I was very active in my youth group. From singing, to playing music, to acting on stage, I was heavily involved and there was hardly a Wednesday night meeting that I ever missed. From the outside looking in, I was a good ol’ church kid. Trust me, I had my faults. But it wasn’t until my college years when I had some new found freedom that things started going off the rails.

I moved out of my parents’ house and lived with a couple of my friends. We lived together for a year. Sadly, I used that year to engage in sin that, all of the years later, I still feel ashamed of. I would have told you I was a Christian during this time, but my life reflected nothing of the sort. I was in open rebellion against my Savior. I was the person the Lord spoke about when he said, “...this people draw near with their mouth and honor me with their lips, while their hearts are far from me...” (Isa. 29:13) But what I meant for evil the Lord intended for good. One of the guys I was living with ended up having a massive impact on my life. He was a Christian; the type of Christian that actively sought to live out his faith. And, while he had his faults like everyone else, I saw something different in him; something that I wanted for myself.

By the end of that year, I was starting to take my faith seriously. Soon after I began feeling what I thought was a call to full-time vocational ministry as a Baptist pastor. I graduated in 2012 with a bachelor’s degree in theology and started to pursue a master’s at a Southern Baptist Seminary. At this time, there were a couple of things I felt certain of: 1) I wanted to preach the gospel as a vocational minister and 2) The Catholic Church was a false church preaching a false gospel. The theologians and pastors whose material I was absorbing were very consistent on the second part. They would readily claim that whatever truths Rome may possess, the gospel certainly wasn’t one of them. I was fully convinced of that fact and saw anyone that had been deceived by this false gospel desperately needed to hear the “true gospel.”

Fast forward several years to 2020 and I am 10 years into marriage with four kids. I wasn’t in vocational ministry, but I’d had several occasions where I was able to preach and teach. And I was still certain that Rome was a false church. But it wouldn’t be long before things changed.

It all started when I decided to reassess my stance on the two sacraments (or ordinances) of my Protestant denomination: the Lord’s Supper and baptism. Through careful study and prayer, what I began to realize was how disconnected I was in my interpretation from that of the earliest Christians. If there were two things they were unanimous on it was the efficacy of baptism and its being the instrumental cause of our salvation along with the real presence of Jesus Christ in the Eucharist. When I allowed myself to look at Scripture again with fresh eyes, prima facie, the regenerative nature of baptism and the real presence of Christ in the Blessed Sacrament seemed to be pretty clear. However, this did not immediately push me towards Rome. I began to look at some of the churches with a higher sacramentology that held to at least these two viewpoints.

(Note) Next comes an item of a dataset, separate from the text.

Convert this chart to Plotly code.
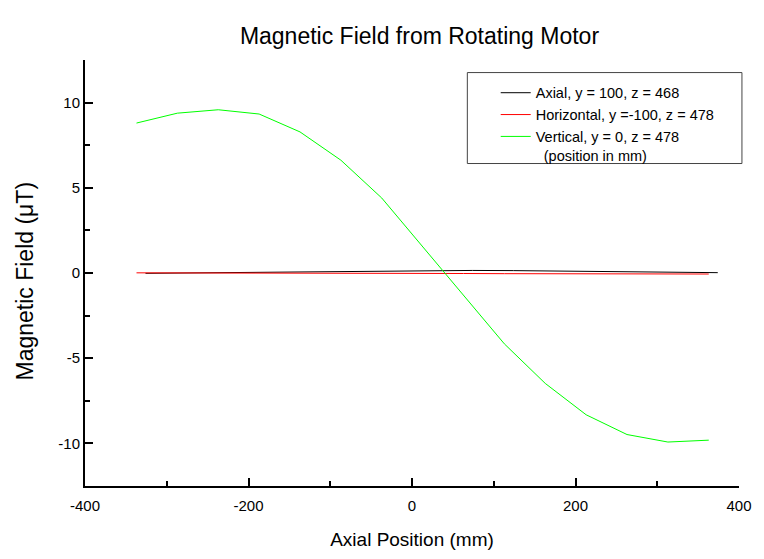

That pointed me towards Anglicanism, Lutheranism, Orthodoxy, or Catholicism. What essentially sealed the deal for me was the issue of authority. Mainly, how can we *know* what is right? We all believe the Holy Spirit is guiding us into all truth but when you take a brief survey of the thousands of denominations that exist it would seem the Holy Spirit is confusing everyone. But I knew that this couldn’t be the case. God is not the author of confusion. The question I had to ask myself was, “Did Christ give us a mechanism by which we can know that the Holy Spirit has led the Church to the correct interpretations of the essential truths of Scripture?” The conclusion I ultimately came to was that He did and that the mechanism that He gave us is the Magisterium of the Catholic Church.

Once I knew that Christ had established a Church, not churches, and that He had given us both a vicar on earth, the pope, along with the Magisterium there was nowhere else I could go. I knew that if my desire was to be as close to my Savior as I could this side of heaven then I had to unite myself with His Bride, the Catholic Church.